The H-Man was distributed theatrically in Japan by Toho on June 24, 1958.

The film was released theatrically in the United States on June 23, 1959 by Columbia Pictures with an English-language dub and 79-minute running time. It played on a double feature with The Woman Eater (1959).

The original Japanese version of the film focuses a similar amount of time on the drug-running criminals as activities of the H-Men. This was cut in the English dubbed film.

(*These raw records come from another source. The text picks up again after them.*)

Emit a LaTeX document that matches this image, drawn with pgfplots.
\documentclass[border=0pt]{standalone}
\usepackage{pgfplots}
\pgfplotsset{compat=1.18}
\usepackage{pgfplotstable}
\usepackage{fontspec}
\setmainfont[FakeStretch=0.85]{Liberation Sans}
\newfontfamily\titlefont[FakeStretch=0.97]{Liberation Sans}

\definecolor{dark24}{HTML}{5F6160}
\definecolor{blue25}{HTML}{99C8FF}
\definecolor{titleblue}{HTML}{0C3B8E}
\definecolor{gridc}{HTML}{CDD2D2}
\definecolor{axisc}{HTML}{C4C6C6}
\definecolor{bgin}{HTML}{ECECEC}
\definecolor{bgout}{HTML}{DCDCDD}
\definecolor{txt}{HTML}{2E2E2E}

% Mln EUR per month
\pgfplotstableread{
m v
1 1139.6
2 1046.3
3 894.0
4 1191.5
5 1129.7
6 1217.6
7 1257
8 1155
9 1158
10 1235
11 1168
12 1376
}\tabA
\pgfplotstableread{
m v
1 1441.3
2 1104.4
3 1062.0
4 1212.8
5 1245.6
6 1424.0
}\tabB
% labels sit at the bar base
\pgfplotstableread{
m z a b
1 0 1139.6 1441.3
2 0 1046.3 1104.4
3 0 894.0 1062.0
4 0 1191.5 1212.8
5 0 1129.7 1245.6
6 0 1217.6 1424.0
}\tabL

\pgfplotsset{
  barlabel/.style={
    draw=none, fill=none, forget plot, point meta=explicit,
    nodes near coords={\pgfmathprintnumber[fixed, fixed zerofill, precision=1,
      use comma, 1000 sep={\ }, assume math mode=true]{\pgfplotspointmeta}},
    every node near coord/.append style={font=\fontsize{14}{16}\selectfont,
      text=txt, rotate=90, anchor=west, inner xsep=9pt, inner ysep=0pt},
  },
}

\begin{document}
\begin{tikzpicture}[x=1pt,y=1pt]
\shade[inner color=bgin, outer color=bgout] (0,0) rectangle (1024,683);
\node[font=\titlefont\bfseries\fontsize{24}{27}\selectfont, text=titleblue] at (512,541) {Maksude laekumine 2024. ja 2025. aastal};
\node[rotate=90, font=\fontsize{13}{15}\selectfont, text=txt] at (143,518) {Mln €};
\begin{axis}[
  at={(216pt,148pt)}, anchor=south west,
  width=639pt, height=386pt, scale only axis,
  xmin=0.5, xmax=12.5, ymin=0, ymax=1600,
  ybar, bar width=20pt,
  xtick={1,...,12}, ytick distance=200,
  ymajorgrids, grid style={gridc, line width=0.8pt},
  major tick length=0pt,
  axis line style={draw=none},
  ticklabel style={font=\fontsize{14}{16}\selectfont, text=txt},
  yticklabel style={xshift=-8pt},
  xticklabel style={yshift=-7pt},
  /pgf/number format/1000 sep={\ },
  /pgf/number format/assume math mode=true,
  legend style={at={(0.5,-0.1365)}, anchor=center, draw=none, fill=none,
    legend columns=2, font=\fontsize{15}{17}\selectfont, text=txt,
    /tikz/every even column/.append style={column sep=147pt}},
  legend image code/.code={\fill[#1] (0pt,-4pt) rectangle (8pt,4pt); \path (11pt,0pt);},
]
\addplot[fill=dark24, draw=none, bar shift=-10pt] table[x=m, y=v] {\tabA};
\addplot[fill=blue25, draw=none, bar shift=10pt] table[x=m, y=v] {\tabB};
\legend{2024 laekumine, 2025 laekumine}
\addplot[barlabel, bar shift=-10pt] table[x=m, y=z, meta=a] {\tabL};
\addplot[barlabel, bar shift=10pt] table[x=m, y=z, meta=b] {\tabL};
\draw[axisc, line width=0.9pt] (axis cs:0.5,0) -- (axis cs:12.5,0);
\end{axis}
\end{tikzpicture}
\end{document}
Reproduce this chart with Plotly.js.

Columbia released The H-Man on VHS. The film was released on DVD in 2009 in the United States.

==Reception==
From contemporary reviews, A New York Herald Tribune film critic at the time called it, "A good-natured poke at atom-bomb tests[.] The picture is plainly making a case against the use of nuclear bombs. At the same time, there is a great deal of lively entertainment in the story involving police, dope smugglers, scientists and some very pretty Japanese girls." The Daily Variety described the film as "well made" "seemingly more thoughtful" than The Mysterians and Gigantis. The review noted Takeshi Kumra's screenplay as "effective" and Honda's direction as taking "full advantage of the story [which is a] technically excellent production." The Monthly Film Bulletin noted the film had "all the usual faults and virtues of Japanese SF-cum-horror fiction[.] But for special effects, trick photography and spectacular staging, the Japanese again beat their Hollywood counterparts at their own game: The fantasy element of vanishing bodies and mobile liquid is brilliantly done."